* [Task instructions]
In how many lines of the data does the word "this" appear? Give the number by itself.

* [Record excerpts]

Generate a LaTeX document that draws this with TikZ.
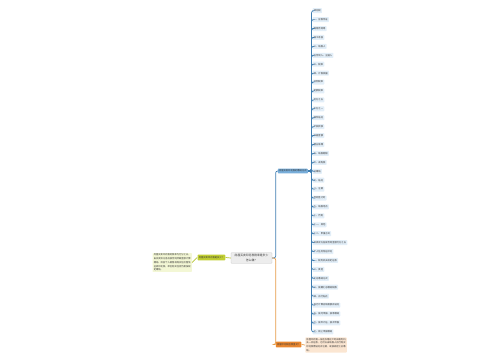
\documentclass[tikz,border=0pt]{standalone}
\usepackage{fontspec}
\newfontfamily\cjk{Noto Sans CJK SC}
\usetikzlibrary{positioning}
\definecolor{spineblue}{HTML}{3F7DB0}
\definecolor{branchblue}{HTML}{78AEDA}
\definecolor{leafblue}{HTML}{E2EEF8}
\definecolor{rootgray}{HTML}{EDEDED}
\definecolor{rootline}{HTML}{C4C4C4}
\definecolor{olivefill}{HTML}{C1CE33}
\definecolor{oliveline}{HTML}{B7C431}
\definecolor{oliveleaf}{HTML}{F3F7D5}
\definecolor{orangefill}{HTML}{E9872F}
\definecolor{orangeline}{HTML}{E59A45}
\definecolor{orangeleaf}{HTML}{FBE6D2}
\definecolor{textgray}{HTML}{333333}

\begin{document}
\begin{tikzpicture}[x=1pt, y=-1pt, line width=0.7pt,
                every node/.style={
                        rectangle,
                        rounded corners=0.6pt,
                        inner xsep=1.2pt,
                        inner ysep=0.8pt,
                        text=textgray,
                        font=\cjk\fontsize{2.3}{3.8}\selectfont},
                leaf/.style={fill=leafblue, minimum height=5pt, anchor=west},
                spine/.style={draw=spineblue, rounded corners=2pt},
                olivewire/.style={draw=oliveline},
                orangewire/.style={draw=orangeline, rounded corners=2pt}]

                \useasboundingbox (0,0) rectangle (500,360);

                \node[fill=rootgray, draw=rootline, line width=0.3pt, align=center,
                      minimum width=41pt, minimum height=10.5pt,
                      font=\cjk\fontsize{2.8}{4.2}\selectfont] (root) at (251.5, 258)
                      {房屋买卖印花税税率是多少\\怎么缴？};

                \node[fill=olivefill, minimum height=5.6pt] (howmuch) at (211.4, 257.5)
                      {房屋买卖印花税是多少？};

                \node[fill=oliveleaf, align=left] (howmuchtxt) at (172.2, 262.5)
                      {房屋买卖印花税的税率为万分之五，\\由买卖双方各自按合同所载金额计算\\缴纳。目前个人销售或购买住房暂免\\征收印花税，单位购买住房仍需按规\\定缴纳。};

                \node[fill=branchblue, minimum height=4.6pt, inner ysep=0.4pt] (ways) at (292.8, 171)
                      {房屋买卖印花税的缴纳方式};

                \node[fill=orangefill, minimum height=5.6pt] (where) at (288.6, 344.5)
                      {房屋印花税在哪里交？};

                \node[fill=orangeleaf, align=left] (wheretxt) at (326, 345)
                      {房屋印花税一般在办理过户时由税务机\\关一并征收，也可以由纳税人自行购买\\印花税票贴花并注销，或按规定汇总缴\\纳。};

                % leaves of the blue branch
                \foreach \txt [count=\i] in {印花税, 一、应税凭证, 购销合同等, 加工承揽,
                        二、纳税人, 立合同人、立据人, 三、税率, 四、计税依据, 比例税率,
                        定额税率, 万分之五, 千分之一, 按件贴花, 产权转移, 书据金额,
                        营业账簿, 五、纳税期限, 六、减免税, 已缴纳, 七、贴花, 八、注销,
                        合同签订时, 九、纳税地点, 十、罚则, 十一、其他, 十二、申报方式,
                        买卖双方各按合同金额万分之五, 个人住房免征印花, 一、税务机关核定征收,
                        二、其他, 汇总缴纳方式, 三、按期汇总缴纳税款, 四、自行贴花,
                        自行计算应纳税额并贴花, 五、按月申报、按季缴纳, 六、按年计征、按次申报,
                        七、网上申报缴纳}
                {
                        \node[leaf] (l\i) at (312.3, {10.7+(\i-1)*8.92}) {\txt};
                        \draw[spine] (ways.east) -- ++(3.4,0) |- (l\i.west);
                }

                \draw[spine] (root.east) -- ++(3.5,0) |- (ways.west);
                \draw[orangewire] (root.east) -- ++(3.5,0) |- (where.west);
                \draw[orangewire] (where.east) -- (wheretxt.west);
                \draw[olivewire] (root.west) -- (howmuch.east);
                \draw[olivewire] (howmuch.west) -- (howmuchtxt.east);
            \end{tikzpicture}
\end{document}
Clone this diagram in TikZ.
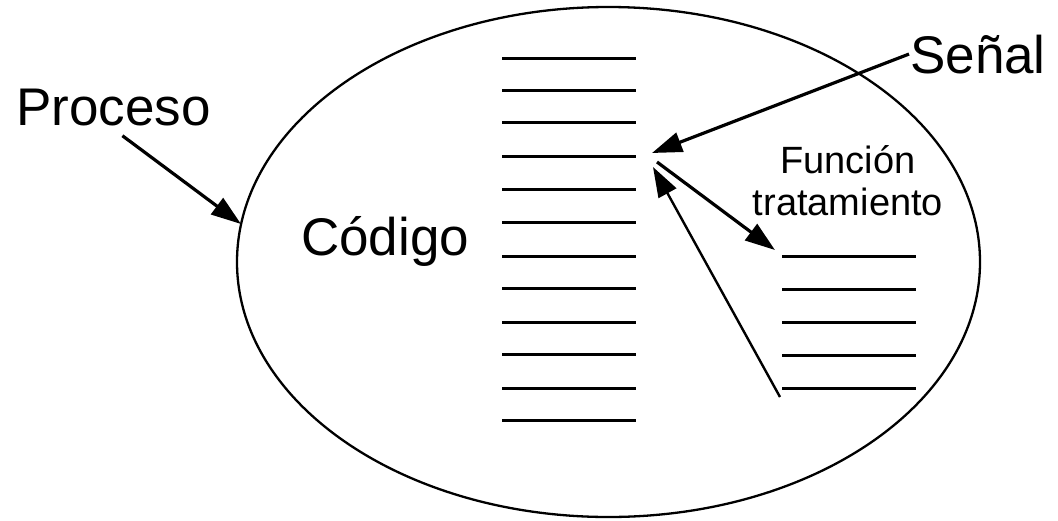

* [Finished exercise]
2